Directed by Dianne Newby, the curtain came down on this production on 23 April 2016 and we were thrilled to have over 400 audience members supporting us once again. Scroll down for pictures and galleries, along with a review from Adel Bells.


Jane Claire as Molly and David Pritchard as Bryan
Pat Riley as Margot
Matthew Newby as Frank and Jane Gorton as Tess
Owen Carey-Jones as Theo

Programme for "Female of the Species"

For further details of this production, including the full cast and crew, please click on the PDF document below:

Programme for "Female of the Species"
Adobe Acrobat document [9.9 MB]

"Adel Bells" review of Female of the Species

Our thanks to Dorothy Frost for this review published in the magazine "Adel Bells":


This was quite a different choice of play for Adel Players, in that the majority of the action was played by females - after all, the title was “The Female of the Species” and the first hour was a scene between two women.

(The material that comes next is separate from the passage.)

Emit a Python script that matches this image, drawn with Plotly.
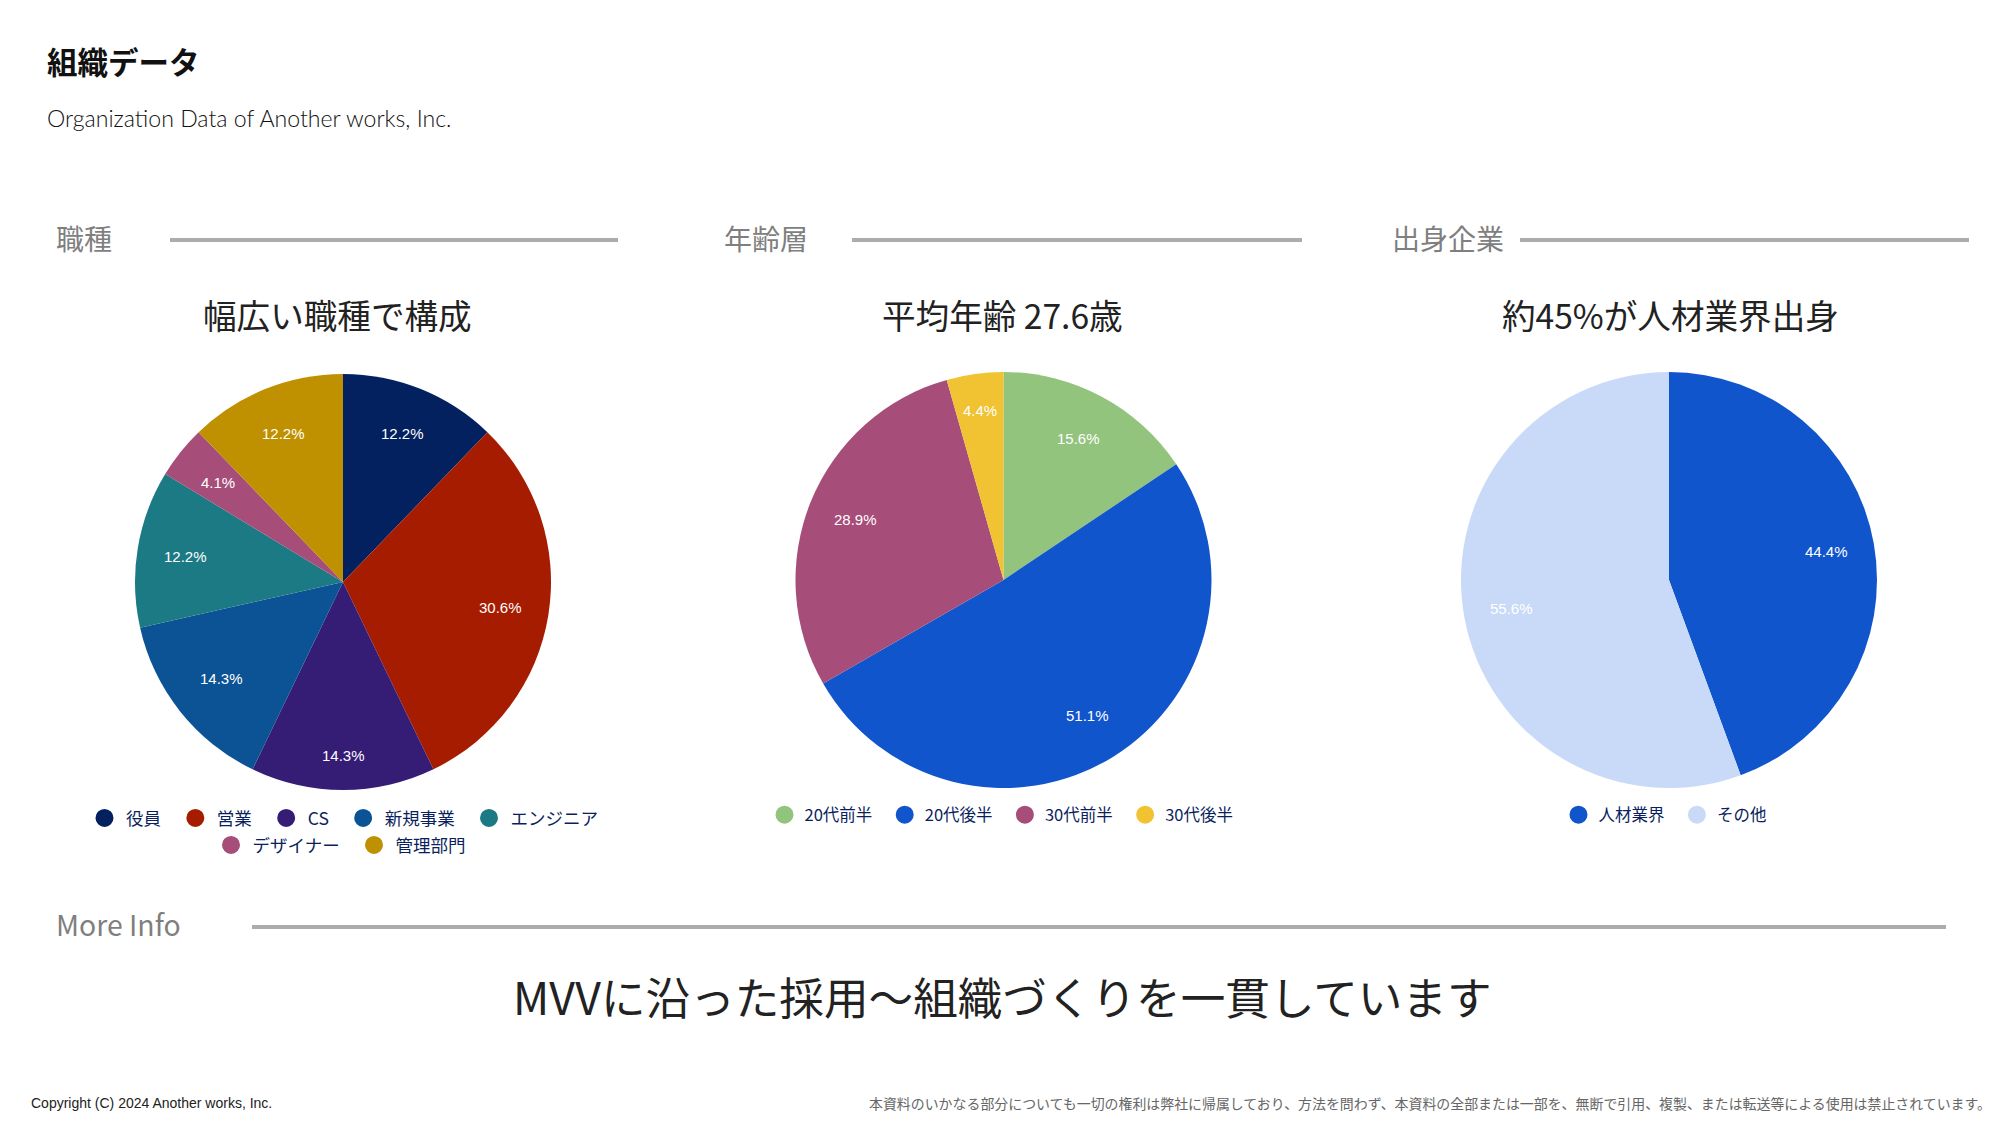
import math
import plotly.graph_objects as go

W, H = 2000, 1125
JP = "Noto Sans CJK JP"

# chart data
job_labels = ["役員", "営業", "CS", "新規事業", "エンジニア", "デザイナー", "管理部門"]
job_values = [12.2, 30.6, 14.3, 14.3, 12.2, 4.1, 12.2]
job_colors = ["#03205f", "#a61c00", "#351c75", "#0b5394", "#1c7a85", "#a64d79", "#bf9000"]

age_labels = ["20代前半", "20代後半", "30代前半", "30代後半"]
age_values = [15.6, 51.1, 28.9, 4.4]
age_colors = ["#93c47d", "#1155cc", "#a64d79", "#f1c232"]

origin_labels = ["人材業界", "その他"]
origin_values = [44.4, 55.6]
origin_colors = ["#1155cc", "#c9daf8"]

# how far out each percent label sits, in px from the pie centre
job_label_r = [160, 160, 173, 155, 160, 160, 160]
age_label_r = [160, 160, 160, 171]
origin_label_r = [160, 160]


def xf(px):
    return px / W


def yf(px):
    return 1 - px / H


def add_text(fig, text, x, y, size, color, anchor="left", family=JP, bold=False):
    if bold:
        text = "<b>" + text + "</b>"
    fig.add_annotation(x=xf(x), y=yf(y), xref="paper", yref="paper", text=text, showarrow=False,
                       xanchor=anchor, yanchor="middle",
                       font=dict(size=size, color=color, family=family))


def add_rule(fig, x0, x1, y):
    fig.add_shape(type="line", xref="paper", yref="paper", x0=xf(x0), x1=xf(x1), y0=yf(y), y1=yf(y),
                  line=dict(color="#acacac", width=4))


def add_pie(fig, labels, values, colors, label_r, cx, cy, r=208):
    fig.add_trace(go.Pie(labels=labels, values=values, sort=False, direction="clockwise", rotation=0,
                         marker=dict(colors=colors, line=dict(width=0)),
                         textinfo="none", showlegend=False,
                         domain=dict(x=[xf(cx - r), xf(cx + r)], y=[yf(cy + r), yf(cy - r)])))
    # the percent labels sit further out than plotly's inside text, so place them from the values
    total = sum(values)
    start = 0
    for v, lr in zip(values, label_r):
        angle = math.radians((start + v / 2) / total * 360)
        start += v
        add_text(fig, f"{v:.1f}%", cx + lr * math.sin(angle), cy - lr * math.cos(angle), 15, "white",
                 anchor="center", family="Liberation Sans")


def add_legend_items(fig, labels, colors, legend_id):
    for name, color in zip(labels, colors):
        fig.add_trace(go.Scatter(x=[None], y=[None], mode="markers", name=name + "\u00a0\u00a0", legend=legend_id,
                                 marker=dict(symbol="circle", size=16, color=color, line=dict(width=2, color=color))))


fig = go.Figure()

add_pie(fig, job_labels, job_values, job_colors, job_label_r, 343, 582)
add_pie(fig, age_labels, age_values, age_colors, age_label_r, 1003.5, 580)
add_pie(fig, origin_labels, origin_values, origin_colors, origin_label_r, 1669, 580)

add_legend_items(fig, job_labels[:5], job_colors[:5], "legend")
add_legend_items(fig, job_labels[5:], job_colors[5:], "legend2")
add_legend_items(fig, age_labels, age_colors, "legend3")
add_legend_items(fig, origin_labels, origin_colors, "legend4")

# headers
add_text(fig, "組織データ", 45, 61, 30.5, "#111111", bold=True)
add_text(fig, "Organization Data of Another works, Inc.", 45, 118, 23.1, "#111111", family="Lato Light, Lato")

add_text(fig, "職種", 54, 238, 28, "#7f7f7f")
add_text(fig, "年齢層", 722, 238, 28, "#7f7f7f")
add_text(fig, "出身企業", 1390, 238, 28, "#7f7f7f")
add_rule(fig, 170, 618, 240)
add_rule(fig, 852, 1302, 240)
add_rule(fig, 1520, 1969, 240)

add_text(fig, "幅広い職種で構成", 337, 314, 33.6, "#222222", anchor="center")
add_text(fig, "平均年齢 27.6歳", 1003, 314, 33.6, "#222222", anchor="center")
add_text(fig, "約45%が人材業界出身", 1670, 314, 33.6, "#222222", anchor="center")

add_text(fig, "More Info", 54, 923, 28.4, "#7f7f7f")
add_rule(fig, 252, 1946, 927)
add_text(fig, "MVVに沿った採用〜組織づくりを一貫しています", 1003, 995, 44.6, "#222222", anchor="center")

# footer
add_text(fig, "Copyright (C) 2024 Another works, Inc.", 29, 1103, 14, "#222222", family="Liberation Sans")
add_text(fig, "本資料のいかなる部分についても一切の権利は弊社に帰属しており、方法を問わず、本資料の全部または一部を、無断で引用、複製、または転送等による使用は禁止されています。",
         867, 1103, 13.93, "#666666")


def legend_cfg(cx, cy, size=16.5, item_width=30):
    return dict(orientation="h", x=xf(cx), y=yf(cy), xanchor="center", yanchor="middle",
                bgcolor="rgba(0,0,0,0)", itemsizing="trace", itemwidth=item_width, itemclick=False,
                font=dict(size=size, color="#0b1f5e", family=JP))


fig.update_layout(width=W, height=H, margin=dict(l=0, r=0, t=0, b=0),
                  paper_bgcolor="white", plot_bgcolor="white", showlegend=True,
                  xaxis=dict(visible=False), yaxis=dict(visible=False),
                  legend=legend_cfg(347, 818, 17.5, 33), legend2=legend_cfg(344, 845, 17.5, 33),
                  legend3=legend_cfg(1005, 815), legend4=legend_cfg(1669, 815))

fig.write_html("out.html", post_script="document.body.style.margin='0'", config=dict(displayModeBar=False))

It was a comedy based loosely on Germaine Greer’s being held hostage in 2000 by a student. The two main characters were an author (female) and her former, adoring student, whose life had been totally influenced by the ideology of her tutor. This adoration had gradually turned to hatred and the student’s appearance was for the purpose of killing her former tutor, whom she handcuffed, for most of the rest of the play, to the author’s desk and pulled a gun on her!


The author’s daughter appeared (by taxi, the relevance of which we would learn later), bringing her own problems which she too blamed on her author mother.


The second act introduced the men: daughter’s husband, troubled taxi-driver and the author’s desperate publisher, each announcing as they entered that there was a cow sitting on the doorstep! So, you can imagine the confusion as the battle of the sexes continued to evolve.


What was most admirable was the actor’s ability to keep the complicated dialogue flowing. Well done once again, Adel Players!


Dorothy Frost


And thanks to Jenny Jones for this brief but very welcome appreciation:


Fascinating play with amazingly long pieces of dialogue executed without falter. Professional amateurs!